Andrew McCarthy layered hundreds of thousands of images “with extreme magnificent [sic] using a modified telescope”.
The full image has a resolution of 300 megapixels, 30 times greater than the resolution of most photos taken with standard smartphones.
Despite being captured at such a high resolution, the photo is not entirely accurate. The dark spots on the Sun are high intensity areas and in reality are bright white – however, the photographic process itself inverts the colours, making them appear black.
McCarthy used a modified telescope with two filters to capture the image, both to ensure that the telescope did not ignite and to protect himself from blindness when looking at the Sun.
The Sun, a celestial object of huge power that is 330,000 times the size of Earth, has been releasing wave after wave of plasma creating small geomagnetic storms that have been striking our planet.
These storms create the aurora in the northerly parts of our planet, but have some potentially devastating effects as well: in the worst case scenario, a geomagnetic superstorm could plunge the world into an “internet apocalypse”.

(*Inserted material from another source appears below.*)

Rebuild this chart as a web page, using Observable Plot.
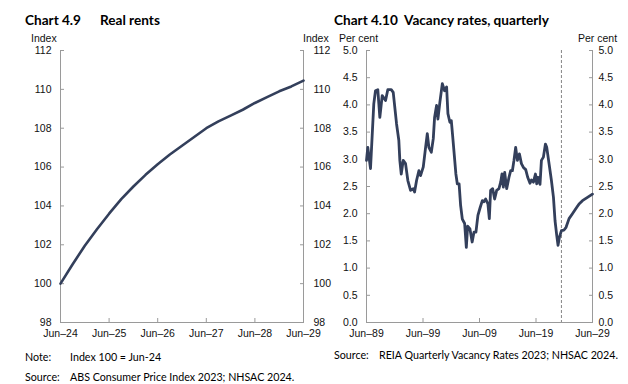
<!DOCTYPE html>
<html><head><meta charset="utf-8">
<script src="https://cdn.jsdelivr.net/npm/d3@7"></script>
<script src="https://cdn.jsdelivr.net/npm/@observablehq/plot@0.6"></script>
<style>
body{margin:0;width:628px;height:384px;position:relative;background:#fff;overflow:hidden;font-family:"Liberation Sans",Arial,sans-serif;}
.t{position:absolute;top:11px;font-family:Lato,"Open Sans",sans-serif;font-weight:bold;font-size:13.6px;line-height:18px;color:#000;white-space:pre}
.u{position:absolute;top:32px;font-size:10.5px;line-height:12px;color:#111;white-space:pre}
.n{position:absolute;font-family:Lato,"Open Sans",sans-serif;font-size:10.7px;line-height:14px;color:#000;white-space:pre}
.c{position:absolute;top:0}
</style></head>
<body>
<div class="t" style="left:25px">Chart 4.9</div>
<div class="t" style="left:100px">Real rents</div>
<div class="t" style="left:334px">Chart 4.10</div>
<div class="t" style="left:404px">Vacancy rates, quarterly</div>
<div class="u" style="left:31px">Index</div>
<div class="u" style="left:303px">Index</div>
<div class="u" style="left:339px">Per cent</div>
<div class="u" style="left:578px">Per cent</div>
<div id="c1" class="c" style="left:0px"></div>
<div id="c2" class="c" style="left:314px"></div>
<div class="n" style="left:25px;top:350px">Note:</div>
<div class="n" style="left:70px;top:350px">Index 100 = Jun-24</div>
<div class="n" style="left:25px;top:370px">Source:</div>
<div class="n" style="left:70px;top:370px">ABS Consumer Price Index 2023; NHSAC 2024.</div>
<div class="n" style="left:334px;top:348px">Source:</div>
<div class="n" style="left:379px;top:348px">REIA Quarterly Vacancy Rates 2023; NHSAC 2024.</div>
<script>
// ---- Chart 4.9 data ----
const rentYear = [2024.5, 2024.75, 2025.0, 2025.25, 2025.5, 2025.75, 2026.0, 2026.25, 2026.5, 2026.75, 2027.0,
  2027.25, 2027.5, 2027.75, 2028.0, 2028.25, 2028.5, 2028.75, 2029.0, 2029.25, 2029.5];
const rentIndex = [100, 101.0, 101.95, 102.8, 103.6, 104.35, 105.0, 105.6, 106.15, 106.65, 107.1,
  107.55, 108.0, 108.35, 108.65, 108.95, 109.3, 109.6, 109.9, 110.15, 110.45];
const rentXTicks = [2024.5, 2025.5, 2026.5, 2027.5, 2028.5, 2029.5];
const rentXLabels = ["Jun–24", "Jun–25", "Jun–26", "Jun–27", "Jun–28", "Jun–29"];
const rentYTicks = [98, 100, 102, 104, 106, 108, 110, 112];

// ---- Chart 4.10 data ----
const vacYear = [1989.5, 1989.73, 1990.21, 1990.79, 1991.09, 1991.5, 1991.86, 1992.28, 1992.87, 1993.27, 1993.88,
  1994.23, 1994.82, 1995.22, 1995.4, 1995.65, 1996.0, 1996.41, 1996.82, 1997.3, 1997.78, 1998.01, 1998.36,
  1998.77, 1999.07, 1999.55, 1999.96, 2000.26, 2000.54, 2000.97, 2001.32, 2001.55, 2001.9, 2002.14, 2002.49,
  2002.92, 2003.32, 2003.68, 2003.91, 2004.26, 2004.51, 2004.74, 2004.97, 2005.32, 2005.57, 2005.89, 2006.16,
  2006.46, 2006.87, 2007.17, 2007.4, 2007.81, 2008.2, 2008.52, 2008.87, 2009.22, 2009.58, 2010.0, 2010.29,
  2010.59, 2010.99, 2011.24, 2011.47, 2011.83, 2012.18, 2012.54, 2012.94, 2013.25, 2013.48, 2013.72, 2013.96,
  2014.31, 2014.72, 2015.02, 2015.32, 2015.6, 2015.9, 2016.21, 2016.56, 2016.92, 2017.27, 2017.68, 2018.03,
  2018.44, 2018.69, 2019.04, 2019.4, 2019.63, 2019.86, 2020.21, 2020.46, 2020.81, 2021.17, 2021.4, 2021.81,
  2022.23, 2022.59, 2022.87, 2023.17, 2023.4, 2023.65, 2024.0, 2024.46, 2024.82, 2025.35, 2025.95, 2026.54,
  2027.12, 2027.72, 2028.61, 2029.49];
const vacRate = [2.98, 3.22, 2.83, 4.02, 4.26, 4.28, 3.77, 4.17, 4.08, 4.28, 4.28,
  4.23, 3.65, 3.35, 2.98, 2.73, 2.98, 2.92, 2.61, 2.43, 2.46, 2.40, 2.61,
  2.79, 2.70, 2.86, 3.22, 3.47, 3.22, 3.13, 3.38, 3.77, 3.99, 3.74, 4.05,
  4.39, 4.26, 4.33, 3.84, 3.68, 3.71, 3.44, 3.16, 2.73, 2.55, 2.55, 2.15,
  1.90, 1.82, 1.38, 1.77, 1.72, 1.48, 1.66, 1.66, 1.97, 2.10, 2.24, 2.22,
  2.27, 2.18, 1.91, 2.43, 2.46, 2.27, 2.43, 2.46, 2.58, 2.73, 2.49, 2.76,
  2.46, 2.67, 2.79, 2.79, 2.98, 3.22, 2.98, 3.10, 2.92, 2.85, 2.81, 2.67,
  2.56, 2.62, 2.58, 2.73, 2.55, 2.67, 2.54, 2.98, 3.04, 3.28, 3.22, 2.92,
  2.61, 2.30, 1.87, 1.60, 1.42, 1.57, 1.69, 1.70, 1.75, 1.91, 2.00, 2.09,
  2.18, 2.24, 2.30, 2.36];
const vacXTicks = [1989.5, 1999.5, 2009.5, 2019.5, 2029.5];
const vacXLabels = ["Jun–89", "Jun–99", "Jun–09", "Jun–19", "Jun–29"];
const vacYTicks = [0, 0.5, 1, 1.5, 2, 2.5, 3, 3.5, 4, 4.5, 5];
const projectionStart = [2024.0];

const lineColor = "#333f5b";
const axisColor = "#9a9a9a";
const textColor = "#111";
const baseStyle = {fontFamily: "'Liberation Sans', Arial, sans-serif", fontSize: "10.5px", color: textColor, background: "transparent", overflow: "visible"};

const rentData = rentYear.map((x, i) => ({x, y: rentIndex[i]}));
const p1 = Plot.plot({
  width: 314, height: 345, marginLeft: 60, marginRight: 11, marginTop: 50, marginBottom: 23,
  style: baseStyle,
  x: {domain: [rentXTicks[0], rentXTicks[rentXTicks.length - 1]]},
  y: {domain: [rentYTicks[0], rentYTicks[rentYTicks.length - 1]]},
  marks: [
    Plot.ruleY([rentYTicks[0]], {stroke: axisColor}),
    Plot.ruleX([rentXTicks[0], rentXTicks[rentXTicks.length - 1]], {stroke: axisColor}),
    Plot.axisY({anchor: "left", ticks: rentYTicks, tickSize: -4, tickPadding: 13, stroke: axisColor, fill: textColor, label: null, tickFormat: d => String(d)}),
    Plot.axisY({anchor: "right", ticks: rentYTicks, tickSize: -4, tickPadding: 14, stroke: axisColor, fill: textColor, label: null, tickFormat: d => String(d)}),
    Plot.axisX({ticks: rentXTicks, tickSize: -4, tickPadding: 11, stroke: axisColor, fill: textColor, label: null, tickFormat: d => rentXLabels[rentXTicks.indexOf(d)]}),
    Plot.line(rentData, {x: "x", y: "y", stroke: lineColor, strokeWidth: 2.6})
  ]
});
document.getElementById("c1").append(p1);

const vacData = vacYear.map((x, i) => ({x, y: vacRate[i]}));
const f1 = d3.format(".1f");
const p2 = Plot.plot({
  width: 314, height: 345, marginLeft: 52, marginRight: 36, marginTop: 50, marginBottom: 23,
  style: baseStyle,
  x: {domain: [vacXTicks[0], vacXTicks[vacXTicks.length - 1]]},
  y: {domain: [vacYTicks[0], vacYTicks[vacYTicks.length - 1]]},
  marks: [
    Plot.ruleY([vacYTicks[0]], {stroke: axisColor}),
    Plot.ruleX([vacXTicks[0], vacXTicks[vacXTicks.length - 1]], {stroke: axisColor}),
    Plot.ruleX(projectionStart, {stroke: "#666", strokeWidth: 0.8, strokeDasharray: "3,2"}),
    Plot.axisY({anchor: "left", ticks: vacYTicks, tickSize: -4, tickPadding: 13, stroke: axisColor, fill: textColor, label: null, tickFormat: f1}),
    Plot.axisY({anchor: "right", ticks: vacYTicks, tickSize: -4, tickPadding: 10, stroke: axisColor, fill: textColor, label: null, tickFormat: f1}),
    Plot.axisX({ticks: vacXTicks, tickSize: -4, tickPadding: 11, stroke: axisColor, fill: textColor, label: null, tickFormat: d => vacXLabels[vacXTicks.indexOf(d)]}),
    Plot.line(vacData, {x: "x", y: "y", stroke: lineColor, strokeWidth: 2.8, strokeLinejoin: "round"})
  ]
});
document.getElementById("c2").append(p2);
</script>
</body></html>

This is because long-distance optical fibre lines and submarine cables, which make up the infrastructure of the internet, are vulnerable to the currents produced on the surface of the Earth’s crust by these superstorms.
Mordern technology has developed in a period of relative inactivity from the Sun, but the current solar cycle has the potential to be one of the strongest on record. The current ones are so powerful, and are moving so quickly, that they are actually ‘cannibalising’ the weaker ones that have come before.
The Sun, while being constantly inflamed, could have actually been the source of water on Earth.
“An existing theory is that water was carried to Earth in the final stages of its formation on C-type asteroids, however previous testing of the isotopic ‘fingerprint’ of these asteroids found they, on average, didn’t match with the water found on Earth meaning there was at least one other unaccounted for source,” Phil Bland, a professor at Curtin University, said last month.